Подошло время, и я поехал на остров, но не с квартирными сложностями, а с обычными, накопившимися за год, вопросами. Я ведь жилищную проблему уже решил, так зачем старца беспокоить. На острове все вопросы, какие заготовил, обсудил и собирался уже уходить, как вдруг отец Николай меня сам спрашивает: «Как у тебя с жильем­то?» «Все хорошо», — не моргнув, соврал я. Почему я так ответил? Скорей всего, по своей гордости. Я ведь изначально был против всех этих инициатив супруги, связанных с «одолжациями» у ГорОНО. «Терпеть, — думал я, — так терпеть». Поэтому таскался я за ней по всем этим комнатам со смотровым листом в руках с большой неохотой. Мне хотелось только на Бога надеяться, а тут приходилось просить у одних, у других, у третьих. В душе я даже рад был, что дело в тупик зашло. «Вот, — думаю, — не по Божьему пути пошла, следовательно, и результат получила соответствующий». Конечно, тут не обошлось без скрытой гордости. Я ждал, что все разрешится без особых хлопот, треволнений и хождений по мукам. Я не понимал того, что помощь Свою Господь через это ГорОНО оказывал и что в то же время от меня ждал встречных трудов и мучений во исцеление моей гордыни. Так Он и руку Свою простирал, и меня во смирении соблюдал. Но я был нетерпелив и заносчив.

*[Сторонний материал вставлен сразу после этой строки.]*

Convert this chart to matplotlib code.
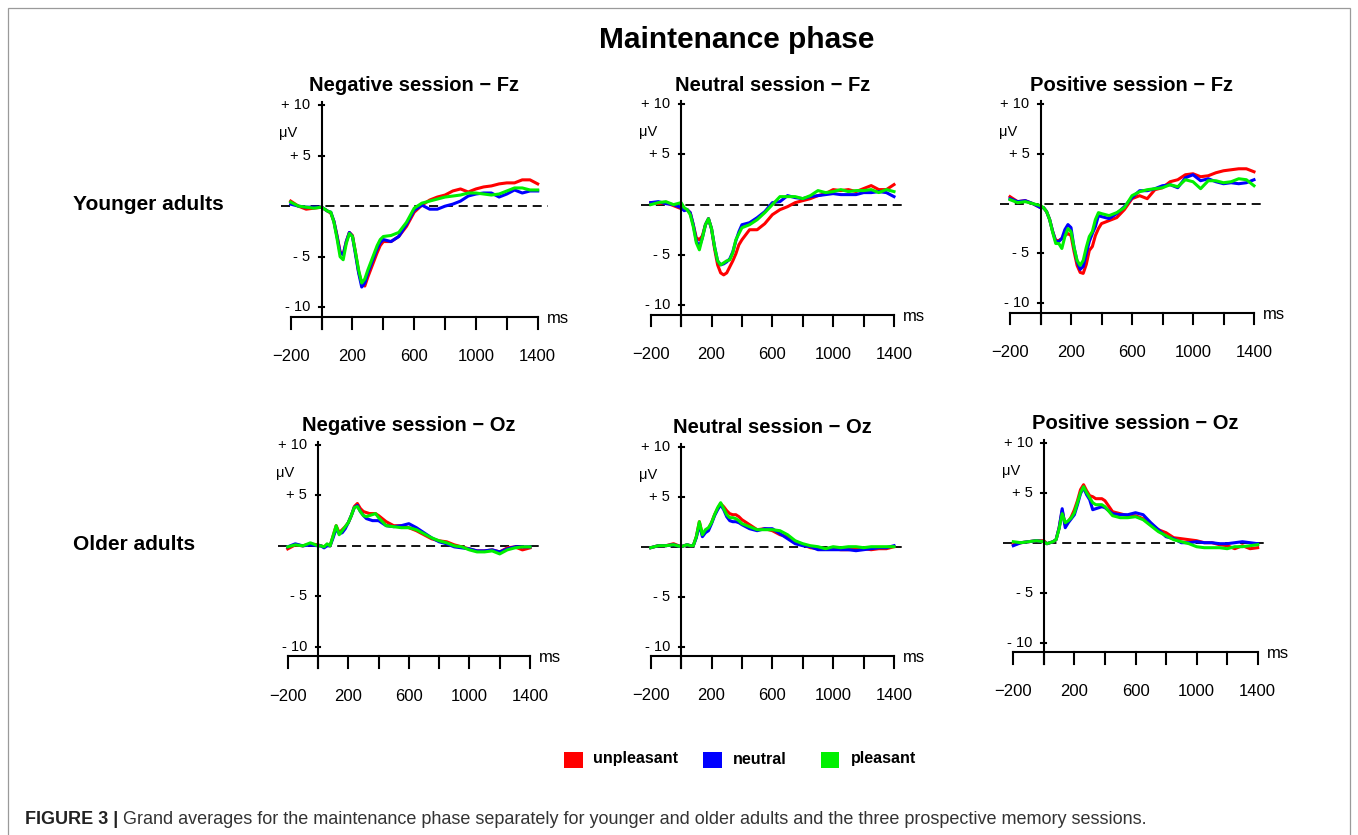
import numpy as np
import matplotlib
matplotlib.use('Agg')
import matplotlib.pyplot as plt
from matplotlib.patches import Rectangle

plt.rcParams['font.family'] = ['Liberation Sans', 'DejaVu Sans']

# time grid (ms), shared by all panels
times = [-200, -150, -100, -50,
         0, 20, 40, 60, 80, 100, 120, 140, 160, 180, 200, 220, 240, 260, 280, 300,
         320, 340, 360, 380, 400,
         450, 500, 550, 600, 650, 700, 750, 800, 850, 900, 950, 1000, 1050, 1100,
         1150, 1200, 1250, 1300, 1350, 1400]

conditions = ['unpleasant', 'neutral', 'pleasant']
cond_colors = ['#ff0000', '#0000ff', '#00f000']

titles = ['Negative session \u2212 Fz', 'Neutral session \u2212 Fz', 'Positive session \u2212 Fz',
          'Negative session \u2212 Oz', 'Neutral session \u2212 Oz', 'Positive session \u2212 Oz']
row_labels = ['Younger adults', 'Older adults']

xtick_vals = [-200, 200, 600, 1000, 1400]
xtick_labels = ['\u2212200', '200', '600', '1000', '1400']
ytick_vals = [10, 5, -5, -10]
ytick_labels = ['+ 10', '+ 5', '- 5', '- 10']

# Negative session - Fz (younger)
neg_fz_unpl = [0.5, 0.0, -0.3, -0.2,
               -0.1, -0.3, -0.5, -0.7, -1.5, -2.9, -4.5, -4.8, -3.5, -2.6, -2.9, -4.6, -6.5, -7.6, -7.9, -7.0,
               -6.2, -5.4, -4.6, -3.9, -3.5,
               -3.5, -3.0, -2.0, -0.6, 0.1, 0.6, 0.9, 1.1, 1.5, 1.7, 1.4, 1.7, 1.9, 2.0, 2.2, 2.3, 2.3, 2.6, 2.6, 2.2]
neg_fz_neut = [0.2, 0.0, -0.1, -0.1,
               -0.1, -0.3, -0.5, -0.6, -1.5, -3.0, -4.6, -4.8, -3.5, -2.6, -3.0, -4.8, -6.6, -8.0, -7.6, -6.6,
               -5.8, -5.0, -4.2, -3.6, -3.3,
               -3.5, -3.0, -1.8, -0.4, 0.1, -0.3, -0.3, 0.0, 0.2, 0.5, 1.0, 1.2, 1.3, 1.3, 0.9, 1.2, 1.6, 1.3, 1.5, 1.5]
neg_fz_pleas = [0.4, 0.0, -0.1, -0.2,
                -0.1, -0.3, -0.5, -0.6, -1.6, -3.2, -5.0, -5.3, -3.7, -2.7, -3.0, -4.6, -6.3, -7.6, -7.2, -6.3,
                -5.5, -4.7, -3.9, -3.3, -3.0,
                -2.9, -2.6, -1.6, -0.2, 0.3, 0.5, 0.7, 0.9, 1.0, 1.1, 1.3, 1.3, 1.2, 1.1, 1.2, 1.5, 1.8, 1.8, 1.6, 1.6]

# Neutral session - Fz (younger)
neu_fz_unpl = [0.2, 0.1, 0.2, -0.1,
               -0.4, -0.5, -0.5, -0.8, -2.0, -3.3, -3.5, -3.1, -2.0, -1.4, -2.4, -4.4, -6.0, -6.8, -7.0, -6.8,
               -6.2, -5.6, -4.9, -4.0, -3.5,
               -2.5, -2.5, -1.9, -1.0, -0.5, -0.2, 0.2, 0.4, 0.6, 0.9, 1.1, 1.5, 1.4, 1.5, 1.3, 1.6, 1.9, 1.5, 1.5, 2.0]
neu_fz_neut = [0.2, 0.3, 0.1, 0.0,
               -0.3, -0.6, -0.5, -0.8, -2.0, -3.6, -4.2, -3.3, -2.0, -1.4, -2.4, -4.2, -5.6, -6.0, -5.9, -5.7,
               -5.4, -4.7, -3.6, -2.7, -2.0,
               -1.8, -1.3, -0.7, 0.2, 0.3, 0.9, 0.7, 0.6, 0.8, 0.9, 1.0, 1.1, 1.0, 1.0, 1.0, 1.2, 1.2, 1.3, 1.2, 0.8]
neu_fz_pleas = [0.0, 0.2, 0.3, 0.0,
                0.2, -0.3, -0.5, -1.0, -2.2, -3.8, -4.5, -3.3, -2.0, -1.4, -2.4, -4.2, -5.6, -6.0, -5.8, -5.6,
                -5.5, -4.8, -3.5, -2.9, -2.3,
                -2.0, -1.5, -0.8, 0.0, 0.8, 0.8, 0.8, 0.6, 0.9, 1.4, 1.2, 1.3, 1.5, 1.3, 1.4, 1.4, 1.5, 1.2, 1.5, 1.3]

# Positive session - Fz (younger)
pos_fz_unpl = [0.7, 0.2, 0.3, 0.0,
               -0.4, -0.4, -0.8, -1.6, -2.8, -3.7, -3.7, -3.5, -3.2, -3.0, -3.2, -4.8, -6.2, -6.9, -7.0, -6.1,
               -4.7, -4.3, -3.2, -2.5, -2.0,
               -1.7, -1.4, -0.6, 0.5, 0.8, 0.5, 1.4, 1.6, 2.2, 2.4, 2.9, 3.0, 2.7, 2.8, 3.1, 3.3, 3.4, 3.5, 3.5, 3.2]
pos_fz_neut = [0.5, 0.2, 0.3, 0.0,
               -0.4, -0.4, -0.8, -1.6, -2.8, -3.8, -3.8, -3.5, -2.6, -2.1, -2.4, -4.4, -5.8, -6.6, -6.3, -5.0,
               -3.8, -3.0, -2.3, -1.2, -1.3,
               -1.5, -1.0, -0.3, 0.6, 1.3, 1.3, 1.5, 1.8, 1.9, 1.6, 2.6, 2.9, 2.3, 2.5, 2.2, 2.0, 2.1, 2.0, 2.1, 2.4]
pos_fz_pleas = [0.4, 0.1, 0.2, 0.0,
                -0.2, -0.4, -0.8, -1.6, -2.9, -4.0, -4.0, -4.5, -3.3, -2.5, -2.8, -4.4, -5.7, -6.2, -5.7, -4.4,
                -3.3, -2.8, -1.6, -0.9, -1.0,
                -1.2, -0.9, -0.4, 0.8, 1.2, 1.4, 1.5, 1.6, 1.9, 1.7, 2.4, 2.2, 1.5, 2.3, 2.3, 2.1, 2.2, 2.5, 2.4, 1.8]

# Negative session - Oz (older)
neg_oz_unpl = [-0.3, 0.1, 0.0, 0.2,
               0.1, 0.0, -0.1, 0.1, 0.0, 1.0, 2.0, 1.3, 1.6, 1.9, 2.3, 3.0, 3.9, 4.2, 3.7, 3.4,
               3.3, 3.2, 3.2, 3.2, 3.0,
               2.4, 2.0, 2.0, 1.8, 1.5, 1.1, 0.7, 0.5, 0.4, 0.1, -0.1, -0.3, -0.5, -0.5, -0.4, -0.6, -0.2, -0.1, -0.4, -0.2]
neg_oz_neut = [-0.1, 0.2, 0.0, 0.1,
               0.0, 0.0, -0.2, 0.0, 0.0, 0.8, 1.7, 1.2, 1.3, 1.7, 2.3, 3.0, 3.8, 4.0, 3.4, 3.0,
               2.7, 2.6, 2.5, 2.5, 2.5,
               2.0, 1.9, 2.0, 2.2, 1.8, 1.3, 0.8, 0.4, 0.2, -0.1, -0.2, -0.3, -0.5, -0.5, -0.4, -0.6, -0.3, -0.1, -0.1, -0.1]
neg_oz_pleas = [-0.1, 0.1, 0.0, 0.3,
                0.0, 0.0, -0.1, 0.2, 0.0, 1.0, 2.0, 1.1, 1.5, 1.9, 2.3, 3.0, 3.8, 3.9, 3.4, 3.0,
                2.9, 3.0, 3.1, 3.2, 2.8,
                2.0, 1.9, 1.8, 1.8, 1.6, 1.2, 0.8, 0.5, 0.3, 0.0, -0.1, -0.4, -0.6, -0.6, -0.5, -0.8, -0.4, -0.2, -0.1, -0.1]

# Neutral session - Oz (older)
neu_oz_unpl = [-0.1, 0.1, 0.1, 0.3,
               0.0, 0.1, 0.2, 0.1, 0.1, 1.0, 2.5, 1.2, 1.6, 1.8, 2.4, 3.2, 3.8, 4.3, 4.0, 3.6,
               3.3, 3.2, 3.2, 3.0, 2.7,
               2.2, 1.7, 1.8, 1.6, 1.2, 1.0, 0.5, 0.2, -0.1, -0.2, -0.2, -0.2, -0.3, -0.3, -0.2, -0.2, -0.3, -0.2, -0.2, 0.0]
neu_oz_neut = [-0.1, 0.1, 0.1, 0.2,
               0.0, 0.1, 0.2, 0.1, 0.1, 0.9, 2.2, 1.0, 1.4, 1.6, 2.3, 3.1, 3.7, 4.2, 3.7, 3.0,
               2.6, 2.5, 2.5, 2.4, 2.2,
               1.8, 1.6, 1.8, 1.8, 1.3, 0.8, 0.3, 0.1, 0.0, -0.3, -0.3, -0.3, -0.3, -0.3, -0.4, -0.3, -0.2, -0.1, -0.1, 0.1]
neu_oz_pleas = [-0.1, 0.1, 0.1, 0.2,
                0.0, 0.1, 0.2, 0.1, 0.1, 1.0, 2.5, 1.2, 1.7, 1.9, 2.4, 3.2, 3.9, 4.4, 3.8, 3.2,
                2.9, 2.9, 2.8, 2.6, 2.3,
                2.0, 1.7, 1.7, 1.7, 1.6, 1.2, 0.6, 0.3, 0.1, 0.0, -0.2, 0.0, -0.1, 0.0, 0.0, -0.1, 0.0, 0.0, 0.0, 0.0]

# Positive session - Oz (older)
pos_oz_unpl = [-0.2, 0.0, 0.1, 0.2,
               0.2, -0.1, 0.0, 0.1, 0.3, 1.5, 3.2, 1.8, 2.1, 2.6, 3.3, 4.2, 5.3, 5.8, 5.2, 4.7,
               4.6, 4.4, 4.4, 4.4, 4.2,
               3.1, 2.9, 2.7, 2.7, 2.4, 1.8, 1.3, 1.0, 0.5, 0.4, 0.3, 0.2, 0.0, 0.0, -0.2, -0.3, -0.6, -0.3, -0.6, -0.5]
pos_oz_neut = [-0.3, 0.0, 0.1, 0.2,
               0.1, -0.1, 0.0, 0.1, 0.3, 1.5, 3.4, 1.5, 2.0, 2.4, 2.8, 3.8, 4.9, 5.5, 4.8, 4.3,
               3.3, 3.4, 3.5, 3.6, 3.5,
               2.9, 2.8, 2.8, 3.0, 2.8, 2.0, 1.3, 0.6, 0.4, 0.0, 0.0, 0.1, 0.0, 0.0, -0.1, -0.1, 0.0, 0.1, 0.0, -0.1]
pos_oz_pleas = [0.1, 0.0, 0.1, 0.2,
                0.1, -0.1, 0.0, 0.1, 0.3, 1.4, 2.9, 2.0, 2.2, 2.5, 3.0, 4.0, 5.0, 5.6, 5.0, 4.5,
                4.0, 3.8, 3.8, 3.8, 3.6,
                2.7, 2.5, 2.5, 2.6, 2.3, 1.7, 1.1, 0.7, 0.3, 0.1, -0.1, -0.4, -0.5, -0.5, -0.5, -0.6, -0.4, -0.4, -0.3, -0.2]

panel_data = [
    [neg_fz_unpl, neg_fz_neut, neg_fz_pleas],
    [neu_fz_unpl, neu_fz_neut, neu_fz_pleas],
    [pos_fz_unpl, pos_fz_neut, pos_fz_pleas],
    [neg_oz_unpl, neg_oz_neut, neg_oz_pleas],
    [neu_oz_unpl, neu_oz_neut, neu_oz_pleas],
    [pos_oz_unpl, pos_oz_neut, pos_oz_pleas],
]

W, H = 1358, 835
fig = plt.figure(figsize=(W / 100, H / 100), dpi=100)

# panel boxes in pixels: left (-200 ms), right (1400 ms), top (+10), bottom (-10)
boxes = [
    (290.7, 537.7, 105.0, 307.3),
    (650.7, 894.0, 104.3, 305.0),
    (1010.0, 1254.0, 104.0, 303.3),
    (287.7, 530.0, 445.0, 646.7),
    (650.7, 894.0, 446.7, 646.7),
    (1013.3, 1257.7, 442.7, 642.7),
]

lw_axis = 1.5
for i, (L, R, T, B) in enumerate(boxes):
    ax = fig.add_axes([L / W, 1 - B / H, (R - L) / W, (B - T) / H])
    ax.set_xlim(-200, 1400)
    ax.set_ylim(-10, 10)
    ax.axis('off')

    # zero line
    ax.plot([-265, 1465], [0, 0], color='black', lw=1.3, linestyle=(0, (5, 3.2)), clip_on=False)

    # curves
    for vals, c in zip(panel_data[i], cond_colors):
        ax.plot(times, vals, color=c, lw=2.2, clip_on=False, solid_joinstyle='round')

    # y axis
    ax.plot([0, 0], [10.3, -12.1], color='black', lw=lw_axis, clip_on=False)
    for v, lab in zip(ytick_vals, ytick_labels):
        ax.plot([-16, 16], [v, v], color='black', lw=lw_axis, clip_on=False)
        ax.text(-72, v, lab, ha='right', va='center', fontsize=10.5, clip_on=False)
    ax.text(-275, 7.2, '\u03bcV', ha='left', va='center', fontsize=10.5)

    # x axis
    ax.plot([-200, 1400], [-10.95, -10.95], color='black', lw=lw_axis, clip_on=False)
    for t in range(-200, 1401, 200):
        ax.plot([t, t], [-10.95, -12.1], color='black', lw=lw_axis, clip_on=False)
    for t, lab in zip(xtick_vals, xtick_labels):
        ax.text(t, -14.9, lab, ha='center', va='center', fontsize=12)
    ax.text(1458, -11.1, 'ms', ha='left', va='center', fontsize=12)

    ax.text(600, 11.9, titles[i], ha='center', va='center', fontsize=14.5, fontweight='bold')

fig.text(737 / W, 1 - 40 / H, 'Maintenance phase', ha='center', va='center',
         fontsize=21.5, fontweight='bold')
fig.text(73 / W, 1 - 204 / H, row_labels[0], ha='left', va='center', fontsize=15, fontweight='bold')
fig.text(73 / W, 1 - 544 / H, row_labels[1], ha='left', va='center', fontsize=15, fontweight='bold')

# legend
sq_left = [564, 703.3, 820.7]
txt_left = [592.7, 732.7, 850.7]
for c, lab, sx, tx in zip(cond_colors, conditions, sq_left, txt_left):
    fig.add_artist(Rectangle((sx / W, 1 - 768.3 / H), 18.5 / W, 16.6 / H,
                             transform=fig.transFigure, color=c, lw=0))
    fig.text(tx / W, 1 - 759 / H, lab, ha='left', va='center', fontsize=11.5, fontweight='bold')

# caption
cap1 = fig.text(25 / W, 1 - 819 / H, 'FIGURE 3 |', ha='left', va='center',
                fontsize=13, fontweight='bold', color='#222222')
fig.canvas.draw()
bb = cap1.get_window_extent(renderer=fig.canvas.get_renderer())
fig.text((bb.x1 + 5) / W, 1 - 819 / H,
         'Grand averages for the maintenance phase separately for younger and older adults '
         'and the three prospective memory sessions.',
         ha='left', va='center', fontsize=13, color='#333333')

# outer frame
fig.add_artist(Rectangle((8 / W, -0.05), (1350 - 8) / W, 1.05 - 8 / H,
                         transform=fig.transFigure, fill=False, ec='#9a9a9a', lw=0.9))

fig.savefig('out.png', dpi=100)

Ничего мне тогда старец на мою ложь не ответил. Он-то видел, что имеет дело с тяжелой душевной патологией, так что словами тут ничего не изменишь. Поехал я обратно, уверенный в правоте своих суждений. А через две недели после поездки раздался звонок по телефону с места нашей новой прописки. Позвонила одна из соседок и пригласила прийти. Прихожу, дверь в новую комнату открыта, соседи ходят, здороваются как ни в чем не бывало. Как будто и не было никаких проблем и долгого противодействия с их стороны. Как в сказке. Полгода ничего не могли поделать, как ни бились, а разрешилось все само собой после поездки на остров.

Делая потом ремонт в этой новой комнате, я долго анализировал происшедшее. «Почему же, — думаю, — сразу все не получилось, если в конечном итоге на этом варианте все и замкнулось?» Ну и докопался­таки до своей неправоты, увидел свою гордость. Так­то старец мудрый одним движением и проблему решил, и гордыню мою посрамил.